BUDGET: Housing and planning round-up

At-a-glance summary of key points relating to planning and housing in the Budget statement:

On streamlining the planning system

  • Zonal and ‘red line’ planning approach, where local authorities use their Local Plans to signal their development strategy from the outset and make maximum use of permission in principle
  • A statutory three-month deadline for Secretary of State decisions on called-in applications and recovered appeals to prevent time-delays on decisions on infrastructure, housing and regeneration projects
  • Consultation on options for increasing transparency in the property market, including increasing the visibility of information relating to options to purchase or lease land
  • Greater freedoms and flexibilities for deployment of mobile infrastructure, including reducing planning restrictions for existing telecoms infrastructure and allowing taller new ground-based masts to be built

Unlocking more land for housing

  • Homes & Communities Agency in partnership with Network Rail and local authorities to provide land around stations for housing, commercial development and regeneration. The sites which will take part in the scheme will be set out shortly
  • Increase densities on brownfield land, following the consultation on ‘building up’ in London, providing similar powers through devolution deals
  • A further £2bn of the Local Growth Fund allocated through the Home Building Fund, which provides finance to developers to unlock large housing sites and bring forward the necessary infrastructure that large house building projects require

Garden towns and cities

  • Government-supported construction of garden towns and cities across the country, with the potential to deliver over 100,000 homes
  • New legislation making it easier for local authorities to work together to create new garden towns, as well as consult on reforms to make the Compulsory Purchase Order process clearer, fairer and quicker
  • Provision of technical and financial support to areas that want to establish garden villages and market towns of between 1,500 to 10,000 homes. The government will shortly announce what planning and financial flexibilities will be offered to local authorities that submit proposals for settlements that deliver a significant number of additional houses

Community housing

  • Government will provide £60m for community-led developments in rural and coastal communities, including through Community Land Trusts, where the impact of second homes is acute, using Stamp Duty Land Tax revenue raised from the higher rates for purchases of additional properties
  • South West will receive £20m of this funding, the rest of the allocation was not broken down

PRS Guarantee

  • The government will extend the Private Rented Sector Guarantee Scheme until December 2017

Gary Halman, managing partner at HOW Planning, said: “George Osborne is once again getting thoroughly involved in planning at both the strategic and process levels. Whilst he has taken on board some of the house builders key messages about driving more simplicity into the system, interestingly he has also responded to those that want more transparency, including around land transactions and land held under option, perhaps due to concerns that land banking is thwarting housing delivery whilst planning permissions are on an upward trend.”

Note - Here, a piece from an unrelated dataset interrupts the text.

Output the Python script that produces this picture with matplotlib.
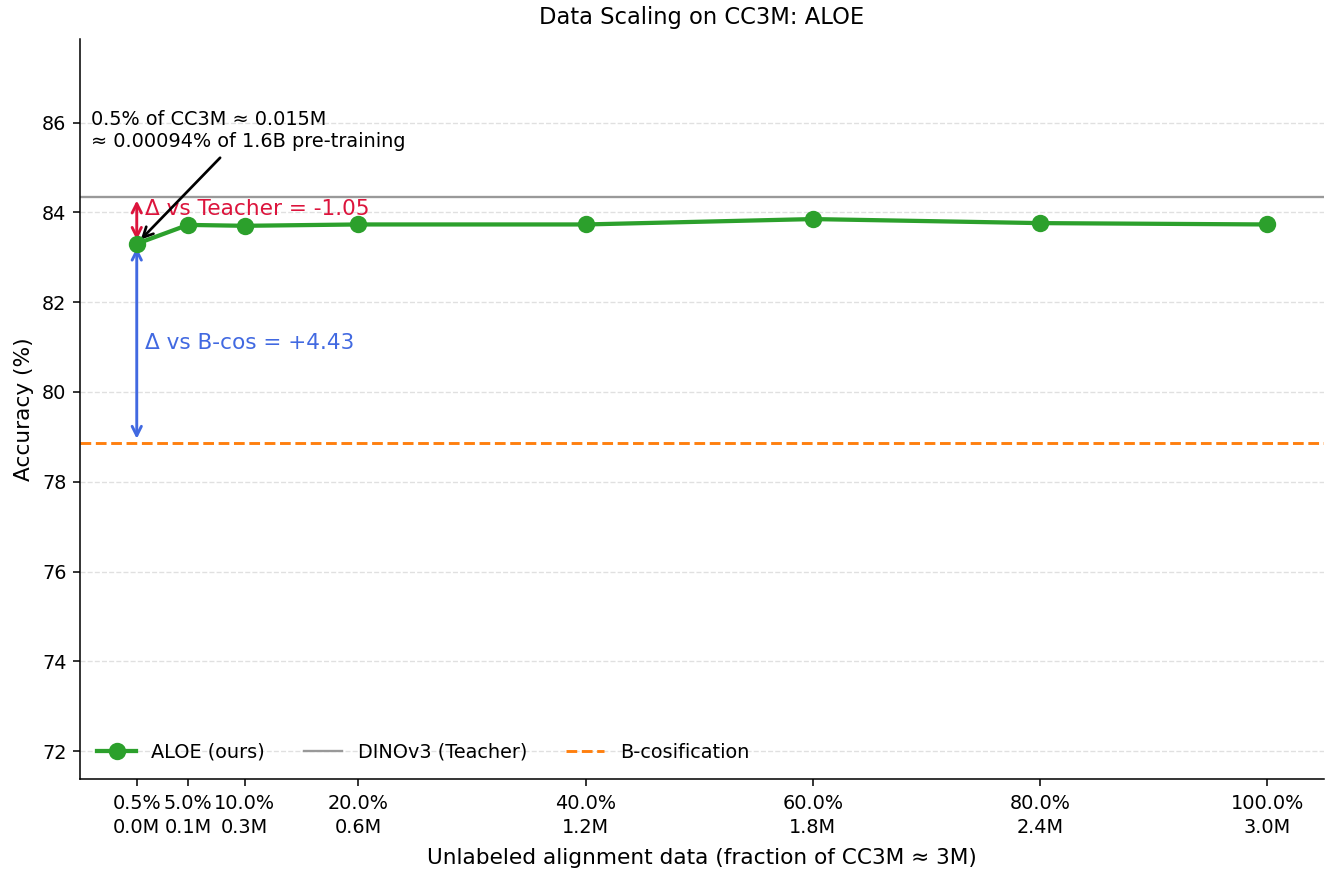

Nicola Rigby, director for planning, development and regeneration at GVA, said: “There are some interesting announcements around planning: two in particular stick out to me. Firstly, the intended introduction of a zonal / red line planning approach, which moves us more towards a system where in principle development limits are established to de-risk sites for developers. Sounds good and places a lot of the blame for concerns with delays in the system with the Local Planning departments. But it may be underestimating the work that will be required to establish in principle development parameters across sites. Under this system the developer may not have to go through these early stages of work, but someone, the local planning departments presumably, will. As with the current approach, this will work where it can be achieved…

“Buried in the full Budget document is an interesting announcement on a pilot initiative to bring the Homes & Communities Agency, Network Rail and local authorities together in partnership to bring forward land around stations for housing, commercial development and regeneration. Arguably this should have been happening anyway, but all eyes will be on where the pilot initiative (or in time, initiatives, potentially) is identified and the scope that it has. Experience from Crossrail in London would suggest that this will have significant positive commercial impacts, including property value uplift, additional development unlocked, and ultimately greater fiscal return to the public purse – so it can only be a good thing.”